**COLLECTED DATA**
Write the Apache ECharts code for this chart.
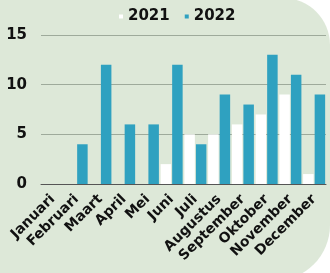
<!DOCTYPE html>
<html>
<head>
<meta charset="utf-8">
<script src="https://cdn.jsdelivr.net/npm/echarts@6/dist/echarts.min.js"></script>
<style>
  html, body { margin: 0; padding: 0; background: #fff; overflow: hidden; }
  .bg {
    position: absolute; left: 0; top: -2px; width: 330px; height: 283px;
    background: #dde8d8;
    border-radius: 0 47px 56px 0;
  }
  #chart { position: absolute; left: 0; top: 0; width: 330px; height: 273px; }
</style>
</head>
<body>
<div class="bg"></div>
<div id="chart"></div>
<script>
const months = ['Januari', 'Februari', 'Maart', 'April', 'Mei', 'Juni', 'Juli',
  'Augustus', 'September', 'Oktober', 'November', 'December'];
const values2021 = [0, 0, 0, 0, 0, 2, 5, 5, 6, 7, 9, 1];
const values2022 = [0, 4, 12, 6, 6, 12, 4, 9, 8, 13, 11, 9];
const yTicks = [0, 5, 10, 15];

const font = 'DejaVu Sans';
const chart = echarts.init(document.getElementById('chart'));
const option = {
  animation: false,
  legend: {
    top: 9,
    left: 119,
    padding: 0,
    itemWidth: 4,
    itemHeight: 4,
    itemGap: 15,
    icon: 'rect',
    textStyle: { fontFamily: font, fontWeight: 'bold', fontSize: 15, color: '#111' },
    data: ['2021', '2022']
  },
  grid: { left: 41, right: 4, top: 35, bottom: 89 },
  xAxis: {
    type: 'category',
    data: months,
    axisTick: { show: false },
    axisLine: { lineStyle: { color: '#555', width: 1 } },
    axisLabel: {
      rotate: 45,
      interval: 0,
      margin: 13,
      fontFamily: font,
      fontWeight: 'bold',
      fontSize: 14,
      color: '#111'
    }
  },
  yAxis: {
    type: 'value',
    min: yTicks[0],
    max: yTicks[yTicks.length - 1],
    interval: 5,
    axisLine: { show: false },
    axisTick: { show: false },
    splitLine: { lineStyle: { color: '#9eaa9b', width: 1 } },
    axisLabel: { margin: 14, fontFamily: font, fontWeight: 'bold', fontSize: 15, color: '#111' }
  },
  series: [
    {
      name: '2021',
      type: 'bar',
      data: values2021,
      barWidth: 10.5,
      barGap: '10%',
      itemStyle: { color: '#ffffff' }
    },
    {
      name: '2022',
      type: 'bar',
      data: values2022,
      barWidth: 10.5,
      barGap: '10%',
      itemStyle: { color: '#2fa1c0' }
    }
  ]
};
chart.setOption(option);
</script>
</body>
</html>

**STATED EXERCISE**
Write out nothing but the lines from the start of the data through the line with "const yTicks = [0, 5, 10, 15];". Leave out the pictures.

**COMPLETED TASK**
Write the Apache ECharts code for this chart.
<!DOCTYPE html>
<html>
<head>
<meta charset="utf-8">
<script src="https://cdn.jsdelivr.net/npm/echarts@6/dist/echarts.min.js"></script>
<style>
  html, body { margin: 0; padding: 0; background: #fff; overflow: hidden; }
  .bg {
    position: absolute; left: 0; top: -2px; width: 330px; height: 283px;
    background: #dde8d8;
    border-radius: 0 47px 56px 0;
  }
  #chart { position: absolute; left: 0; top: 0; width: 330px; height: 273px; }
</style>
</head>
<body>
<div class="bg"></div>
<div id="chart"></div>
<script>
const months = ['Januari', 'Februari', 'Maart', 'April', 'Mei', 'Juni', 'Juli',
  'Augustus', 'September', 'Oktober', 'November', 'December'];
const values2021 = [0, 0, 0, 0, 0, 2, 5, 5, 6, 7, 9, 1];
const values2022 = [0, 4, 12, 6, 6, 12, 4, 9, 8, 13, 11, 9];
const yTicks = [0, 5, 10, 15];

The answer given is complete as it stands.